If you have been around EFT awhile, you know that some practitioners use even more affirming affirmations than Gary’s original one. “I deeply and profoundly love and accept myself” is one I hear a lot. Some people even add, “and I forgive myself.” This just isn’t true a lot of the time. At least before we start tapping.

So what do we do? We change the affirmation to something that is true. One phrase I use a lot is, “I want to deeply and completely accept myself.” Some people say, “I’m a good person anyway.” One phrase that isn’t exactly an affirmation but works almost every time is, “That’s where I’m at right now.” (Credit for this goes to my EFT colleague, Jade Barbee.)

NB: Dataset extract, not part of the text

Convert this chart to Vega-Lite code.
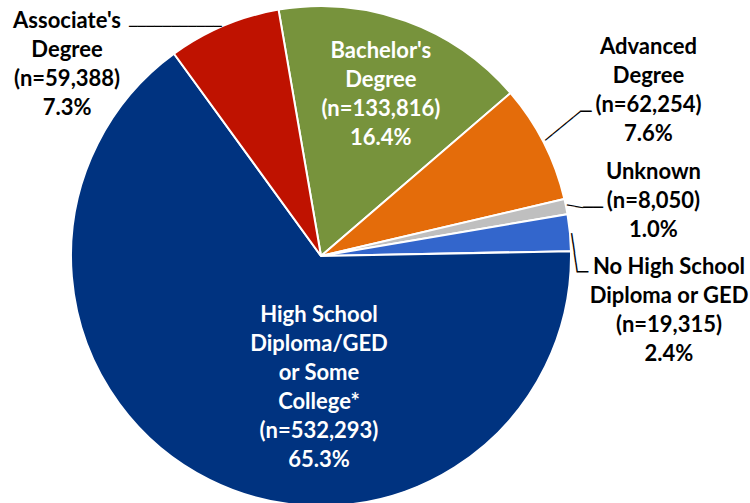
{
  "$schema": "https://vega.github.io/schema/vega-lite/v6.json",
  "width": 642,
  "height": 494,
  "autosize": {"type": "none"},
  "padding": {"left": 0, "top": 9, "right": 108, "bottom": 0},
  "background": "white",
  "config": {"view": {"stroke": null}},
  "data": {
    "values": [
      {"key": "bach", "category": "Bachelor's Degree", "n": 133816, "pct": 16.4, "ord": 1, "label": "Bachelor's\nDegree\n(n=133,816)\n16.4%"},
      {"key": "adv", "category": "Advanced Degree", "n": 62254, "pct": 7.6, "ord": 2, "label": "Advanced\nDegree\n(n=62,254)\n7.6%"},
      {"key": "unk", "category": "Unknown", "n": 8050, "pct": 1.0, "ord": 3, "label": "Unknown\n(n=8,050)\n1.0%"},
      {"key": "nohs", "category": "No High School Diploma or GED", "n": 19315, "pct": 2.4, "ord": 4, "label": "No High School\nDiploma or GED\n(n=19,315)\n2.4%"},
      {"key": "hs", "category": "High School Diploma/GED or Some College*", "n": 532293, "pct": 65.3, "ord": 5, "label": "High School\nDiploma/GED\nor Some\nCollege*\n(n=532,293)\n65.3%"},
      {"key": "assoc", "category": "Associate's Degree", "n": 59388, "pct": 7.3, "ord": 6, "label": "Associate's\nDegree\n(n=59,388)\n7.3%"}
    ]
  },
  "encoding": {
    "theta": {"field": "n", "type": "quantitative", "stack": true, "scale": {"range": [-0.17069, 6.11249]}},
    "order": {"field": "ord", "type": "quantitative", "sort": "ascending"}
  },
  "layer": [
    {
      "mark": {"type": "arc", "outerRadius": 250, "stroke": "white", "strokeWidth": 2},
      "encoding": {
        "color": {
          "field": "category", "type": "nominal", "legend": null,
          "scale": {
            "domain": ["Bachelor's Degree", "Advanced Degree", "Unknown", "No High School Diploma or GED", "High School Diploma/GED or Some College*", "Associate's Degree"],
            "range": ["#77933C", "#E46C0A", "#BFBFBF", "#3366CC", "#003380", "#BF1200"]
          }
        }
      }
    },
    {
      "mark": {"type": "text", "radius": 174, "dx": 1, "dy": -41.5, "font": "Lato", "fontWeight": "bold", "fontSize": 22, "lineHeight": 29, "lineBreak": "\n", "align": "center", "baseline": "middle", "color": "white"},
      "encoding": {"text": {"condition": {"test": "datum.key === 'bach'", "field": "label", "type": "nominal"}, "value": ""}}
    },
    {
      "mark": {"type": "text", "radius": 131, "dx": 56.3, "dy": -58.3, "font": "Lato", "fontWeight": "bold", "fontSize": 22, "lineHeight": 29, "lineBreak": "\n", "align": "center", "baseline": "middle", "color": "white"},
      "encoding": {"text": {"condition": {"test": "datum.key === 'hs'", "field": "label", "type": "nominal"}, "value": ""}}
    },
    {
      "mark": {"type": "text", "radius": 250, "dx": -156.7, "dy": -4.2, "font": "Lato", "fontWeight": "bold", "fontSize": 22, "lineHeight": 29, "lineBreak": "\n", "align": "center", "baseline": "middle", "color": "black"},
      "encoding": {"text": {"condition": {"test": "datum.key === 'assoc'", "field": "label", "type": "nominal"}, "value": ""}}
    },
    {
      "mark": {"type": "text", "radius": 250, "dx": 104.6, "dy": -95.5, "font": "Lato", "fontWeight": "bold", "fontSize": 22, "lineHeight": 29, "lineBreak": "\n", "align": "center", "baseline": "middle", "color": "black"},
      "encoding": {"text": {"condition": {"test": "datum.key === 'adv'", "field": "label", "type": "nominal"}, "value": ""}}
    },
    {
      "mark": {"type": "text", "radius": 250, "dx": 87.4, "dy": -34.6, "font": "Lato", "fontWeight": "bold", "fontSize": 22, "lineHeight": 29, "lineBreak": "\n", "align": "center", "baseline": "middle", "color": "black"},
      "encoding": {"text": {"condition": {"test": "datum.key === 'unk'", "field": "label", "type": "nominal"}, "value": ""}}
    },
    {
      "mark": {"type": "text", "radius": 250, "dx": 99.1, "dy": 34.8, "font": "Lato", "fontWeight": "bold", "fontSize": 22, "lineHeight": 29, "lineBreak": "\n", "align": "center", "baseline": "middle", "color": "black"},
      "encoding": {"text": {"condition": {"test": "datum.key === 'nohs'", "field": "label", "type": "nominal"}, "value": ""}}
    },
    {
      "mark": {"type": "text", "radius": 250, "dx": -2, "dy": 1, "angle": 0, "align": "right", "baseline": "middle", "font": "DejaVu Sans Mono", "fontSize": 14, "color": "black"},
      "encoding": {"text": {"condition": {"test": "datum.key === 'assoc'", "value": "───────────"}, "value": ""}}
    },
    {
      "mark": {"type": "text", "radius": 250, "dx": 2.6, "dy": -0.8, "angle": -39.6, "align": "left", "baseline": "middle", "font": "DejaVu Sans Mono", "fontSize": 15, "color": "black"},
      "encoding": {"text": {"condition": {"test": "datum.key === 'adv'", "value": "─────"}, "value": ""}}
    },
    {
      "mark": {"type": "text", "radius": 250, "dx": 36.1, "dy": -31, "angle": 0, "align": "left", "baseline": "middle", "font": "DejaVu Sans Mono", "fontSize": 19, "color": "black"},
      "encoding": {"text": {"condition": {"test": "datum.key === 'adv'", "value": "─"}, "value": ""}}
    },
    {
      "mark": {"type": "text", "radius": 250, "dx": 0.6, "dy": -1, "angle": 9.6, "align": "left", "baseline": "middle", "font": "DejaVu Sans Mono", "fontSize": 13.5, "color": "black"},
      "encoding": {"text": {"condition": {"test": "datum.key === 'unk'", "value": "──"}, "value": ""}}
    },
    {
      "mark": {"type": "text", "radius": 250, "dx": 16.9, "dy": 1.8, "angle": 0, "align": "left", "baseline": "middle", "font": "DejaVu Sans Mono", "fontSize": 16.6, "color": "black"},
      "encoding": {"text": {"condition": {"test": "datum.key === 'unk'", "value": "──"}, "value": ""}}
    },
    {
      "mark": {"type": "text", "radius": 250, "dx": 0.85, "dy": -1, "angle": 81.83, "align": "left", "baseline": "middle", "font": "DejaVu Sans Mono", "fontSize": 16.4, "color": "black"},
      "encoding": {"text": {"condition": {"test": "datum.key === 'nohs'", "value": "────"}, "value": ""}}
    },
    {
      "mark": {"type": "text", "radius": 250, "dx": 7.4, "dy": 40.3, "angle": 0, "align": "left", "baseline": "middle", "font": "DejaVu Sans Mono", "fontSize": 18.3, "color": "black"},
      "encoding": {"text": {"condition": {"test": "datum.key === 'nohs'", "value": "─"}, "value": ""}}
    }
  ]
}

So in this case, a better set-up statement would be, “Even though I hurt my knee when I kicked the dog and I feel terrible about this, that’s where I’m at right now.” This statement doesn’t make me wince inside like “I deeply and completely accept myself” would. I don’t resist the affirmation.

So in your EFT practice, if you can’t say, “I deeply and completely accept myself” truthfully, then please change it to a different, believable affirmation. Or simply say, “That’s where I’m at right now.” Then tap, tap, tap the sequence of points and you may come to accept yourself anyway.